WHAT IS ASKED: Do not copy the pictures; transcribe all other material exactly.

DATA PROVIDED:
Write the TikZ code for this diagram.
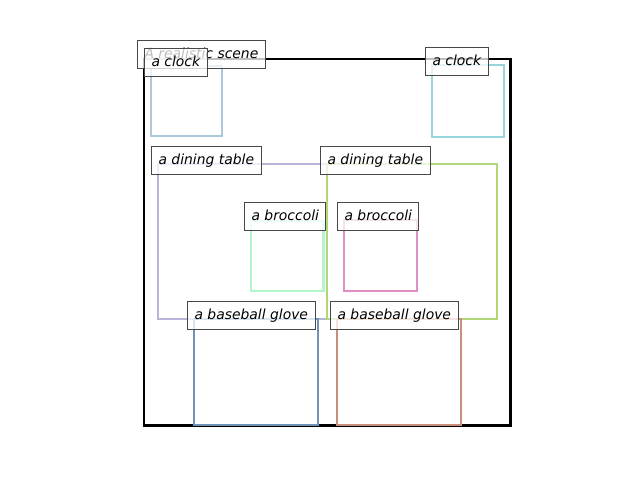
\documentclass[tikz,border=0pt]{standalone}
\usepackage{fontspec}
\setmainfont{DejaVu Sans}
\usetikzlibrary{positioning}
\usetikzlibrary{calc}

\definecolor{clockA}{RGB}{172,201,220}
\definecolor{clockB}{RGB}{152,212,220}
\definecolor{tableA}{RGB}{184,180,216}
\definecolor{tableB}{RGB}{176,216,120}
\definecolor{brocA}{RGB}{176,245,204}
\definecolor{brocB}{RGB}{224,144,196}
\definecolor{gloveA}{RGB}{112,148,184}
\definecolor{gloveB}{RGB}{200,144,124}

\begin{document}
\begin{tikzpicture}[x=1pt, y=-1pt,
    objbox/.style={line width=2.5pt},
    lbl/.style={draw=black!72, line width=1pt, fill=white, fill opacity=0.75, text opacity=1,
        inner xsep=7pt, inner ysep=0pt, minimum height=28pt,
        text height=11.6pt, text depth=2.4pt,
        font=\fontsize{13.9}{16}\selectfont\itshape, anchor=west}]

\useasboundingbox (0,0) rectangle (640,480);

\coordinate (scene) at (144, 59);

% scene frame
\path[draw, line width=2.5pt] (scene) rectangle (510.5, 425.5);

% boxes
\path[draw, objbox, clockA] (151, 66) rectangle (222, 136);
\path[draw, objbox, clockB] (432, 65) rectangle (504, 137);
\path[draw, objbox, tableA] (158, 164) rectangle (327, 319);
\path[draw, objbox, tableB] (327, 164) rectangle (497, 319);
\path[draw, objbox, brocA] (251, 221) rectangle (323.5, 291);
\path[draw, objbox, brocB] (344, 220) rectangle (417, 291);
\path[draw, objbox, gloveA] (194, 319) rectangle (318, 425);
\path[draw, objbox, gloveB] (337, 319) rectangle (461, 425);

% labels
\node[lbl] (title) at ($(scene)+(-7,-5)$) {A realistic scene};
\node[lbl] (clock1) at (144, 62) {a clock};
\node[lbl] (clock2) at (425, 61) {a clock};
\node[lbl] (table1) at (151, 160) {a dining table};
\node[lbl] (table2) at (320, 160) {a dining table};
\node[lbl] (broc1) at (244, 216) {a broccoli};
\node[lbl] (broc2) at (337, 216) {a broccoli};
\node[lbl] (glove1) at (187, 315) {a baseball glove};
\node[lbl] (glove2) at (330, 315) {a baseball glove};

\end{tikzpicture}
\end{document}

OUTPUT FOR THIS EXERCISE:
Write the TikZ code for this diagram.
\documentclass[tikz,border=0pt]{standalone}
\usepackage{fontspec}
\setmainfont{DejaVu Sans}
\usetikzlibrary{positioning}
\usetikzlibrary{calc}

\definecolor{clockA}{RGB}{172,201,220}
\definecolor{clockB}{RGB}{152,212,220}
\definecolor{tableA}{RGB}{184,180,216}
\definecolor{tableB}{RGB}{176,216,120}
\definecolor{brocA}{RGB}{176,245,204}
\definecolor{brocB}{RGB}{224,144,196}
\definecolor{gloveA}{RGB}{112,148,184}
\definecolor{gloveB}{RGB}{200,144,124}

\begin{document}
\begin{tikzpicture}[x=1pt, y=-1pt,
    objbox/.style={line width=2.5pt},
    lbl/.style={draw=black!72, line width=1pt, fill=white, fill opacity=0.75, text opacity=1,
        inner xsep=7pt, inner ysep=0pt, minimum height=28pt,
        text height=11.6pt, text depth=2.4pt,
        font=\fontsize{13.9}{16}\selectfont\itshape, anchor=west}]

\useasboundingbox (0,0) rectangle (640,480);

\coordinate (scene) at (144, 59);

% scene frame
\path[draw, line width=2.5pt] (scene) rectangle (510.5, 425.5);

% boxes
\path[draw, objbox, clockA] (151, 66) rectangle (222, 136);
\path[draw, objbox, clockB] (432, 65) rectangle (504, 137);
\path[draw, objbox, tableA] (158, 164) rectangle (327, 319);
\path[draw, objbox, tableB] (327, 164) rectangle (497, 319);
\path[draw, objbox, brocA] (251, 221) rectangle (323.5, 291);
\path[draw, objbox, brocB] (344, 220) rectangle (417, 291);
\path[draw, objbox, gloveA] (194, 319) rectangle (318, 425);
\path[draw, objbox, gloveB] (337, 319) rectangle (461, 425);

% labels
\node[lbl] (title) at ($(scene)+(-7,-5)$) {A realistic scene};
\node[lbl] (clock1) at (144, 62) {a clock};
\node[lbl] (clock2) at (425, 61) {a clock};
\node[lbl] (table1) at (151, 160) {a dining table};
\node[lbl] (table2) at (320, 160) {a dining table};
\node[lbl] (broc1) at (244, 216) {a broccoli};
\node[lbl] (broc2) at (337, 216) {a broccoli};
\node[lbl] (glove1) at (187, 315) {a baseball glove};
\node[lbl] (glove2) at (330, 315) {a baseball glove};

\end{tikzpicture}
\end{document}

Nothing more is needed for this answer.